Les journaux européens sont enthousiastes à l’idée d’accueillir ces visages populaires de l’Amérique noire, mais ils sont déconcertés par ce qu’ils découvrent. La revue Motown est un drôle de cirque qui ne ressemble en rien au blues speed et rugueux que les Rolling Stones et consorts ont rapporté en Europe. Il tient aussi du music-hall et de la pop à l’ancienne. Tout est impeccablement mis en scène, notamment chez Diana Ross à qui les autres membres de la troupe reprochent de leur piquer des idées pour étoffer sa prestation. Les tours de chant sont assez courts, une vingtaine de minutes pour chaque groupe, les Supremes hésitent entre les grandes mélodies façon Broadway (une chanson de West Side Story) et leur pop étourdissante qui se débride avec le Shake de Sam Cooke (là, on entend l’Olympia trembler). Les Supremes portent haut les espoirs de Berry Gordy, leurs harmonies sont piquantes et elles ont une élégance de mannequins (apprise à la dure). Le speaker reprend le micro après leur passage pour ajouter un commentaire à sa façon : « Elles sont belles, en plus... »

Dans les revues à la mode des années 60, l’accompagnement est le plus souvent assuré par le même orchestre qui s’arrange pour s’adapter à tous les artistes. Pour la Motown version 1965, c’est le pianiste Earl Van Dyke qui est aux manettes et tend une toile assez jazzy derrière des chanteurs aussi différents que les Vandellas ou Stevie Wonder.

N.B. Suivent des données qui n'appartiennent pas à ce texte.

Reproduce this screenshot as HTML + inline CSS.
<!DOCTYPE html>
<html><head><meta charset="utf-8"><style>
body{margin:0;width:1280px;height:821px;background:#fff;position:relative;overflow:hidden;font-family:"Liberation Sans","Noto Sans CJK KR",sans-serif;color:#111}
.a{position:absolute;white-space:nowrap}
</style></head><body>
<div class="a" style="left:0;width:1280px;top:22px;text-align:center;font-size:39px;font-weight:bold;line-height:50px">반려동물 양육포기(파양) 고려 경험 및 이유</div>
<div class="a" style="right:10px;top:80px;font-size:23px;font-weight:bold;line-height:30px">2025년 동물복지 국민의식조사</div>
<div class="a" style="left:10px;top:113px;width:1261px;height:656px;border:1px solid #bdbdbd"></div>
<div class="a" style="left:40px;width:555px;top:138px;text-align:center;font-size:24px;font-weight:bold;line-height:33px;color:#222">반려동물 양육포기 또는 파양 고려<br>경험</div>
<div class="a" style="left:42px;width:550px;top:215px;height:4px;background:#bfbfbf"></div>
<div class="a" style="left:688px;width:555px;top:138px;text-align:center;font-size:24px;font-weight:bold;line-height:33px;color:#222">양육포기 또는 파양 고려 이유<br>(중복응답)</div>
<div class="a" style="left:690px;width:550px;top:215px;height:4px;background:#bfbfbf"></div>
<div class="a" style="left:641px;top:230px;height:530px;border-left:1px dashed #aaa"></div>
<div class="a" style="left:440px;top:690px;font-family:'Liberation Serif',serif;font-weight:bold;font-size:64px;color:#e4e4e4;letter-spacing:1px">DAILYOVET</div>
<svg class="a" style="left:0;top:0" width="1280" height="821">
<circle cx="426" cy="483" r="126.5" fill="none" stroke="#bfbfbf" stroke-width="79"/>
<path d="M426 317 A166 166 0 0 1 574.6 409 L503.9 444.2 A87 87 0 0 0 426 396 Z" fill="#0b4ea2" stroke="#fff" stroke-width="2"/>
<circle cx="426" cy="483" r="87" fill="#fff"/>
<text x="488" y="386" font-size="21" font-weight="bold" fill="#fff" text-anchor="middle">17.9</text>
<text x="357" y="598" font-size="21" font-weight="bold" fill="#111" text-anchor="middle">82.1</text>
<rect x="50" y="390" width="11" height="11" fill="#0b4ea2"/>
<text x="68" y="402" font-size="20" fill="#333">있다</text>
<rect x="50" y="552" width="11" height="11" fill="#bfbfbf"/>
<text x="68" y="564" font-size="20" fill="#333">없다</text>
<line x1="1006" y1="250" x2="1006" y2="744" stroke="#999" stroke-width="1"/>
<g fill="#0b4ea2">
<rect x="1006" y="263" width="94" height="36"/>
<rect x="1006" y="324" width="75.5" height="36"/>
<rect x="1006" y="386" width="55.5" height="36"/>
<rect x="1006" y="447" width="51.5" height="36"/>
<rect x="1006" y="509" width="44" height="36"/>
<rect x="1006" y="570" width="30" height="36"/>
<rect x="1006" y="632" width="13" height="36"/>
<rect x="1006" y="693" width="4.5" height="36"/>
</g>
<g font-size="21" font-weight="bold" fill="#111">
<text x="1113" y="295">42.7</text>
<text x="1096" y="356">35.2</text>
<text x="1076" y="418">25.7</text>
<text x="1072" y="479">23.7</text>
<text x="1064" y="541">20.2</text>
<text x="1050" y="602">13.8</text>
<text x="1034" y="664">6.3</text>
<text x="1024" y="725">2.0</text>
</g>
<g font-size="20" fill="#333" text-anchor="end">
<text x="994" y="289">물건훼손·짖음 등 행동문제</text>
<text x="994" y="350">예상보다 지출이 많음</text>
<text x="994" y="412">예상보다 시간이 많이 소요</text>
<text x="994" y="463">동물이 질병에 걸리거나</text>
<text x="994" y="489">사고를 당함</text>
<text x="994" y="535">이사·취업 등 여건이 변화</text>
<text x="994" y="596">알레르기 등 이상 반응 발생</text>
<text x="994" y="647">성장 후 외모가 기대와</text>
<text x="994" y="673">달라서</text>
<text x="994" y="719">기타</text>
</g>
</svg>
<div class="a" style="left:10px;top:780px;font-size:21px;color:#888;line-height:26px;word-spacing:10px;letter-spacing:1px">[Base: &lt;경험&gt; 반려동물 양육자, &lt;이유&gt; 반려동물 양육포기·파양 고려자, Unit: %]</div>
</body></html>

A Liverpool, quelques jours avant les concerts stratégiques de Londres et Paris, le chef d’orchestre lance une révolte en coulisses appelant les musiciens à la grève. Ils exigent un cachet pour les concerts dans les émissions télé qui n’étaient pas prévus au programme. Ils demandent tout simplement à être payés plus et considérés comme des adultes. Depuis les débuts de la revue Motown qui sillonne l’Amérique sans temps mort, ils demandent de véritables salaires. On leur donne rarement de l’argent après les concerts, leur cachet est viré sur un compte en banque. Pour leur bien et celui de leur famille, leur explique-t-on. Pour qu’ils ne soient pas tentés de tout dilapider en quelques heures. Et les sommes ne sont pas mirifiques. Entre 100 et 300 dollars par concert.

L’album à l’Olympia est un touchant document sur cette époque. Le souvenir d’instants où les destins basculaient. On entend clairement éclater l’ambition de Diana Ross dont la voix, très en avant, domine toutes les autres. On assiste aussi à l’éclosion de Stevie Wonder qui a encore les tonalités d’un enfant mais devient un homme pendant ces tournées. Un tuteur l’accompagne partout mais les autres musiciens l’invitent clandestinement à leurs fêtes et lui offrent des femmes pour lui apprendre la vie. Sous les replis soyeux du son Motown vibre déjà une jeunesse black qui va flamber. « Un rythme de fer dans un gant de velours », écrit un chroniqueur de la tournée 1965.